Part of a data file
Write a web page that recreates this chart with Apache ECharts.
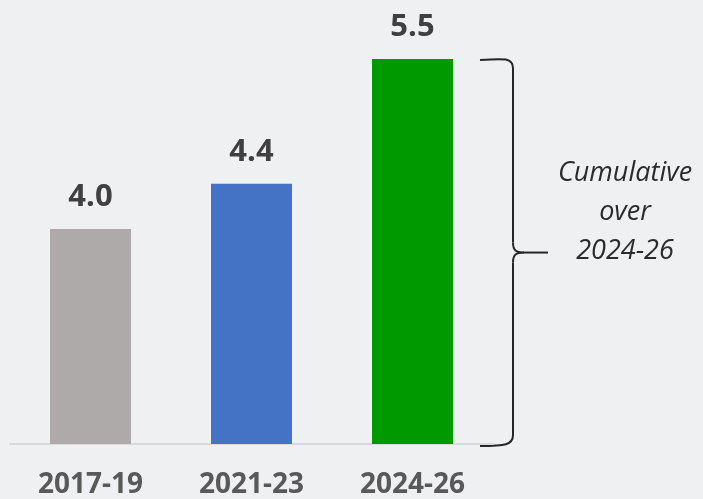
<!DOCTYPE html>
<html>
<head>
<meta charset="utf-8">
<script src="https://cdn.jsdelivr.net/npm/echarts@6/dist/echarts.min.js"></script>
<style>
  html, body { margin: 0; padding: 0; background: #eef0f1; }
  #chart { width: 703px; height: 499px; }
</style>
</head>
<body>
<div id="chart"></div>
<script>
  // periods and values
  const periods = ['2017-19', '2021-23', '2024-26'];
  const values = [4.0, 4.4, 5.5];
  const barColors = ['#aeaaaa', '#4472c4', '#009900'];
  const noteLines = ['Cumulative', 'over', '2024-26'];

  const myChart = echarts.init(document.getElementById('chart'));

  const option = {
    backgroundColor: '#eef0f1',
    animation: false,
    grid: {
      left: 10,
      right: 210,
      top: 2.5,
      bottom: 55,
      containLabel: false
    },
    xAxis: {
      type: 'category',
      data: periods,
      axisTick: { show: false },
      axisLine: {
        show: true,
        lineStyle: { color: '#d9d9d9', width: 2 }
      },
      axisLabel: {
        margin: 27,
        color: '#595959',
        fontSize: 28,
        fontWeight: 'bold',
        fontFamily: '"Open Sans", sans-serif'
      }
    },
    yAxis: {
      type: 'value',
      min: 2.1,
      max: 6.0,
      show: false,
      splitLine: { show: false }
    },
    series: [{
      type: 'bar',
      barWidth: 81,
      data: values.map((v, i) => ({
        value: v,
        itemStyle: { color: barColors[i] }
      })),
      label: {
        show: true,
        position: 'top',
        distance: 16,
        color: '#404040',
        fontSize: 31,
        fontWeight: 'bold',
        fontFamily: '"Open Sans", sans-serif',
        formatter: (p) => p.value.toFixed(1)
      }
    }]
  };

  myChart.setOption(option);

  // brace next to the last bar, sized from the axis
  const lastIdx = values.length - 1;
  const topPt = myChart.convertToPixel({ gridIndex: 0 }, [lastIdx, values[lastIdx]]);
  const botPt = myChart.convertToPixel({ gridIndex: 0 }, [lastIdx, 2.1]);
  const yTop = topPt[1] + 1;
  const yBot = botPt[1] + 1;
  const yMid = (yTop + yBot) / 2;
  const xl = 480, xv = 513, xt = 548;
  const braceStyle = { fill: 'none', stroke: '#262626', lineWidth: 2 };

  const curve = (x1, y1, cx1, cy1, cx2, cy2, x2, y2) => ({
    type: 'bezierCurve',
    shape: { x1: x1, y1: y1, cpx1: cx1, cpy1: cy1, cpx2: cx2, cpy2: cy2, x2: x2, y2: y2 },
    style: braceStyle
  });
  const line = (x1, y1, x2, y2) => ({
    type: 'line',
    shape: { x1: x1, y1: y1, x2: x2, y2: y2 },
    style: braceStyle
  });

  myChart.setOption({
    graphic: [
      curve(xl, yTop, xl + 25, yTop - 2, xv, yTop - 2, xv, yTop + 8),
      line(xv, yTop + 8, xv, yMid - 10),
      curve(xv, yMid - 10, xv, yMid - 2, xv + 3, yMid, xv + 11, yMid),
      line(xv + 11, yMid, xt, yMid),
      curve(xv + 11, yMid, xv + 3, yMid, xv, yMid + 2, xv, yMid + 10),
      line(xv, yMid + 10, xv, yBot - 10),
      curve(xv, yBot - 10, xv, yBot, xl + 25, yBot + 1, xl, yBot + 1),
      {
        type: 'text',
        x: 625,
        y: yMid - 40,
        style: {
          text: noteLines.join('\n'),
          fill: '#2b2b2b',
          fontSize: 27,
          fontStyle: 'italic',
          fontFamily: '"Open Sans", sans-serif',
          lineHeight: 39,
          align: 'center',
          verticalAlign: 'middle'
        }
      }
    ]
  });
</script>
</body>
</html>
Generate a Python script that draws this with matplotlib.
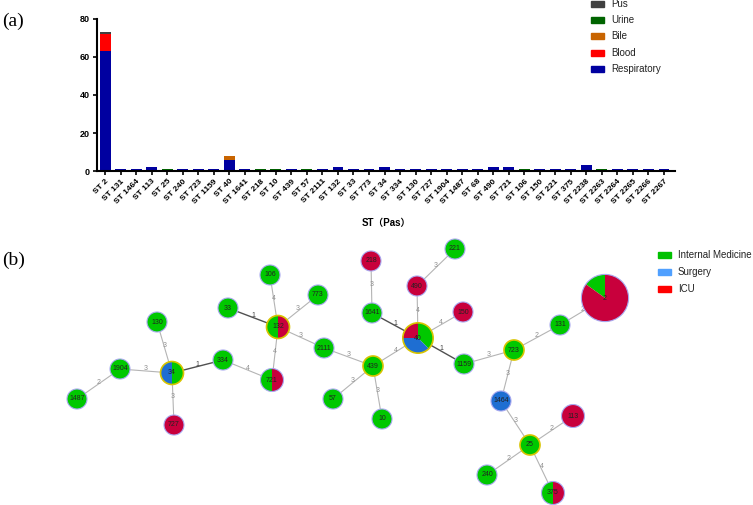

Written exercise: Repeat the records above exactly, leaving out the pictures.

Exercise answer:
Write a web page that recreates this chart with Apache ECharts.
<!DOCTYPE html>
<html>
<head>
<meta charset="utf-8">
<script src="https://cdn.jsdelivr.net/npm/echarts@6/dist/echarts.min.js"></script>
<style>
  html, body { margin: 0; padding: 0; background: #eef0f1; }
  #chart { width: 703px; height: 499px; }
</style>
</head>
<body>
<div id="chart"></div>
<script>
  // periods and values
  const periods = ['2017-19', '2021-23', '2024-26'];
  const values = [4.0, 4.4, 5.5];
  const barColors = ['#aeaaaa', '#4472c4', '#009900'];
  const noteLines = ['Cumulative', 'over', '2024-26'];

  const myChart = echarts.init(document.getElementById('chart'));

  const option = {
    backgroundColor: '#eef0f1',
    animation: false,
    grid: {
      left: 10,
      right: 210,
      top: 2.5,
      bottom: 55,
      containLabel: false
    },
    xAxis: {
      type: 'category',
      data: periods,
      axisTick: { show: false },
      axisLine: {
        show: true,
        lineStyle: { color: '#d9d9d9', width: 2 }
      },
      axisLabel: {
        margin: 27,
        color: '#595959',
        fontSize: 28,
        fontWeight: 'bold',
        fontFamily: '"Open Sans", sans-serif'
      }
    },
    yAxis: {
      type: 'value',
      min: 2.1,
      max: 6.0,
      show: false,
      splitLine: { show: false }
    },
    series: [{
      type: 'bar',
      barWidth: 81,
      data: values.map((v, i) => ({
        value: v,
        itemStyle: { color: barColors[i] }
      })),
      label: {
        show: true,
        position: 'top',
        distance: 16,
        color: '#404040',
        fontSize: 31,
        fontWeight: 'bold',
        fontFamily: '"Open Sans", sans-serif',
        formatter: (p) => p.value.toFixed(1)
      }
    }]
  };

  myChart.setOption(option);

  // brace next to the last bar, sized from the axis
  const lastIdx = values.length - 1;
  const topPt = myChart.convertToPixel({ gridIndex: 0 }, [lastIdx, values[lastIdx]]);
  const botPt = myChart.convertToPixel({ gridIndex: 0 }, [lastIdx, 2.1]);
  const yTop = topPt[1] + 1;
  const yBot = botPt[1] + 1;
  const yMid = (yTop + yBot) / 2;
  const xl = 480, xv = 513, xt = 548;
  const braceStyle = { fill: 'none', stroke: '#262626', lineWidth: 2 };

  const curve = (x1, y1, cx1, cy1, cx2, cy2, x2, y2) => ({
    type: 'bezierCurve',
    shape: { x1: x1, y1: y1, cpx1: cx1, cpy1: cy1, cpx2: cx2, cpy2: cy2, x2: x2, y2: y2 },
    style: braceStyle
  });
  const line = (x1, y1, x2, y2) => ({
    type: 'line',
    shape: { x1: x1, y1: y1, x2: x2, y2: y2 },
    style: braceStyle
  });

  myChart.setOption({
    graphic: [
      curve(xl, yTop, xl + 25, yTop - 2, xv, yTop - 2, xv, yTop + 8),
      line(xv, yTop + 8, xv, yMid - 10),
      curve(xv, yMid - 10, xv, yMid - 2, xv + 3, yMid, xv + 11, yMid),
      line(xv + 11, yMid, xt, yMid),
      curve(xv + 11, yMid, xv + 3, yMid, xv, yMid + 2, xv, yMid + 10),
      line(xv, yMid + 10, xv, yBot - 10),
      curve(xv, yBot - 10, xv, yBot, xl + 25, yBot + 1, xl, yBot + 1),
      {
        type: 'text',
        x: 625,
        y: yMid - 40,
        style: {
          text: noteLines.join('\n'),
          fill: '#2b2b2b',
          fontSize: 27,
          fontStyle: 'italic',
          fontFamily: '"Open Sans", sans-serif',
          lineHeight: 39,
          align: 'center',
          verticalAlign: 'middle'
        }
      }
    ]
  });
</script>
</body>
</html>
Generate a Python script that draws this with matplotlib.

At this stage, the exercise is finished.